YOUR OBJECTIVE :: Go through the records from the first line and retype each one exactly, stopping once the line with "ostojen kehitys (M€)" is done. Pictures are left out.

----

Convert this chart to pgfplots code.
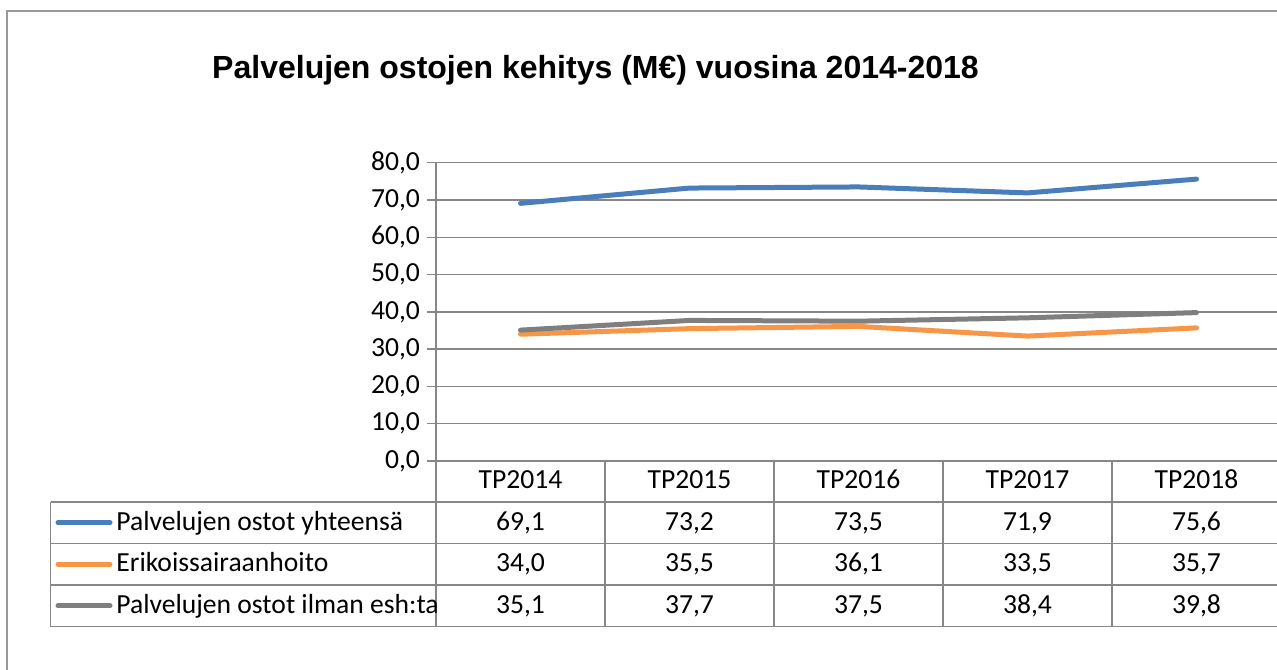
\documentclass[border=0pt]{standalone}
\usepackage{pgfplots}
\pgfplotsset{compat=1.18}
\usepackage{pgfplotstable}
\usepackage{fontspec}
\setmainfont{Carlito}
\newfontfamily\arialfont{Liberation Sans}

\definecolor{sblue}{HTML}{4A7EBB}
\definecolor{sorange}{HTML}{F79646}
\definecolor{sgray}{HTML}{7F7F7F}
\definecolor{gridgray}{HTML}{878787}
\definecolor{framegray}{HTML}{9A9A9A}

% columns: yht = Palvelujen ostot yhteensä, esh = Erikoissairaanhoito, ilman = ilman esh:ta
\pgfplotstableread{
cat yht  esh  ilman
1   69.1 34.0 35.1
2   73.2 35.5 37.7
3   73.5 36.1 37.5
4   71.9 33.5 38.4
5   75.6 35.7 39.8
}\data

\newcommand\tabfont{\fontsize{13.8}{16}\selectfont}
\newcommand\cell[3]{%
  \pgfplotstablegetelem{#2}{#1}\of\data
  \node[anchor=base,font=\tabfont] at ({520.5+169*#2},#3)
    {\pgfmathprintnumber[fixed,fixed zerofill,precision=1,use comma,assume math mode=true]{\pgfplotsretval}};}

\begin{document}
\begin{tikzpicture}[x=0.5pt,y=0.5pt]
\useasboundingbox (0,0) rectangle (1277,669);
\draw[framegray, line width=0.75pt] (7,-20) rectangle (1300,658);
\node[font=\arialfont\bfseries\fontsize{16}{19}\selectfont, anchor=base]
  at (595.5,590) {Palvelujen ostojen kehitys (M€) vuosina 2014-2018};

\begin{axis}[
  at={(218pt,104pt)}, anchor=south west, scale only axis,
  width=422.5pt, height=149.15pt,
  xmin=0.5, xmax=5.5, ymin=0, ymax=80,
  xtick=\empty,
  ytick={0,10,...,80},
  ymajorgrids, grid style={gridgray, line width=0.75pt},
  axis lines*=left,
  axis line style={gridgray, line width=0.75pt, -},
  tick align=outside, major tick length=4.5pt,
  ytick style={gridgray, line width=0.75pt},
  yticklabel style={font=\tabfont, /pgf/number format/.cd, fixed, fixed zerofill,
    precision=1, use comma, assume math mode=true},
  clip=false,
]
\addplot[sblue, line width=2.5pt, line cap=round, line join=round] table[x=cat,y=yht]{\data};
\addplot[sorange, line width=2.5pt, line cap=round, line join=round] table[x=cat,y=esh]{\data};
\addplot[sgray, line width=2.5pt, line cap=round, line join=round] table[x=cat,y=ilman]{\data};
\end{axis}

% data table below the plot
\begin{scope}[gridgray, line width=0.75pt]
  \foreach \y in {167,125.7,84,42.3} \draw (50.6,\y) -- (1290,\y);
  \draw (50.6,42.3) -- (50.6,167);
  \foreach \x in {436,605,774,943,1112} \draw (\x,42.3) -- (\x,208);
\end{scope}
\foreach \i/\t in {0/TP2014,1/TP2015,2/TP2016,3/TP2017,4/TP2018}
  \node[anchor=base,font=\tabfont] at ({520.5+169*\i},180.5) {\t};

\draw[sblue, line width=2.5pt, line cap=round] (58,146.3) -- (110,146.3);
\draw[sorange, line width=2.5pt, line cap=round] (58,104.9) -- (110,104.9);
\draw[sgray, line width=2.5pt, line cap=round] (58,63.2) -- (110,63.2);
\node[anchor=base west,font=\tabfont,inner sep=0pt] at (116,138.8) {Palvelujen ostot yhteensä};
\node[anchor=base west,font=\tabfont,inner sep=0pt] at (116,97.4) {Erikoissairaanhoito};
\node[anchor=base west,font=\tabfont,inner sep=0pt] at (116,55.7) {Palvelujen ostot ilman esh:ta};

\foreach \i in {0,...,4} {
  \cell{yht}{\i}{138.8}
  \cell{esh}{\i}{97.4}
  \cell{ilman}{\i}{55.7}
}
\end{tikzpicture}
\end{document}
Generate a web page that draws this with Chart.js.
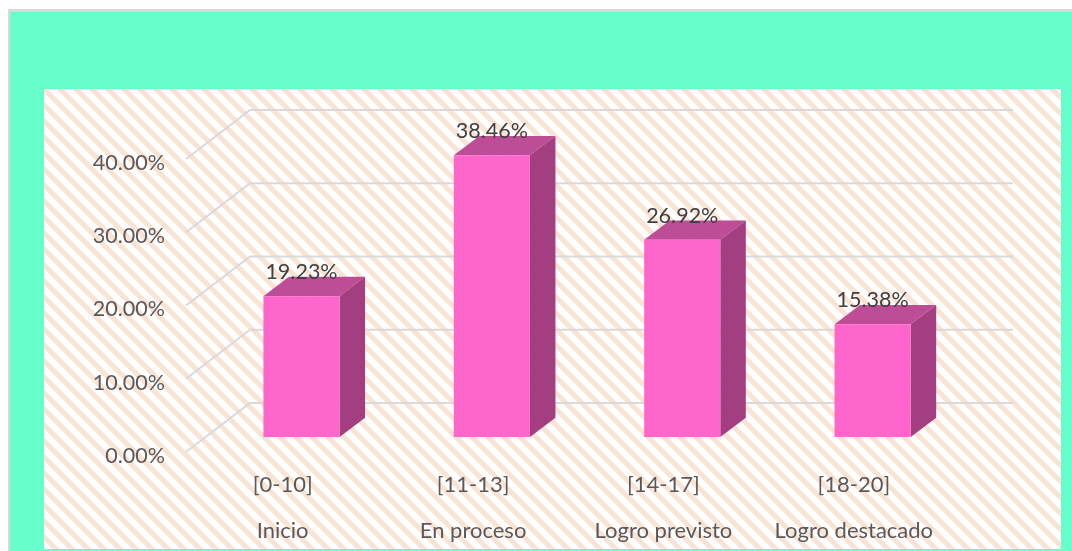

----

THE OUTPUT ::
Convert this chart to pgfplots code.
\documentclass[border=0pt]{standalone}
\usepackage{pgfplots}
\pgfplotsset{compat=1.18}
\usepackage{pgfplotstable}
\usepackage{fontspec}
\setmainfont{Carlito}
\newfontfamily\arialfont{Liberation Sans}

\definecolor{sblue}{HTML}{4A7EBB}
\definecolor{sorange}{HTML}{F79646}
\definecolor{sgray}{HTML}{7F7F7F}
\definecolor{gridgray}{HTML}{878787}
\definecolor{framegray}{HTML}{9A9A9A}

% columns: yht = Palvelujen ostot yhteensä, esh = Erikoissairaanhoito, ilman = ilman esh:ta
\pgfplotstableread{
cat yht  esh  ilman
1   69.1 34.0 35.1
2   73.2 35.5 37.7
3   73.5 36.1 37.5
4   71.9 33.5 38.4
5   75.6 35.7 39.8
}\data

\newcommand\tabfont{\fontsize{13.8}{16}\selectfont}
\newcommand\cell[3]{%
  \pgfplotstablegetelem{#2}{#1}\of\data
  \node[anchor=base,font=\tabfont] at ({520.5+169*#2},#3)
    {\pgfmathprintnumber[fixed,fixed zerofill,precision=1,use comma,assume math mode=true]{\pgfplotsretval}};}

\begin{document}
\begin{tikzpicture}[x=0.5pt,y=0.5pt]
\useasboundingbox (0,0) rectangle (1277,669);
\draw[framegray, line width=0.75pt] (7,-20) rectangle (1300,658);
\node[font=\arialfont\bfseries\fontsize{16}{19}\selectfont, anchor=base]
  at (595.5,590) {Palvelujen ostojen kehitys (M€) vuosina 2014-2018};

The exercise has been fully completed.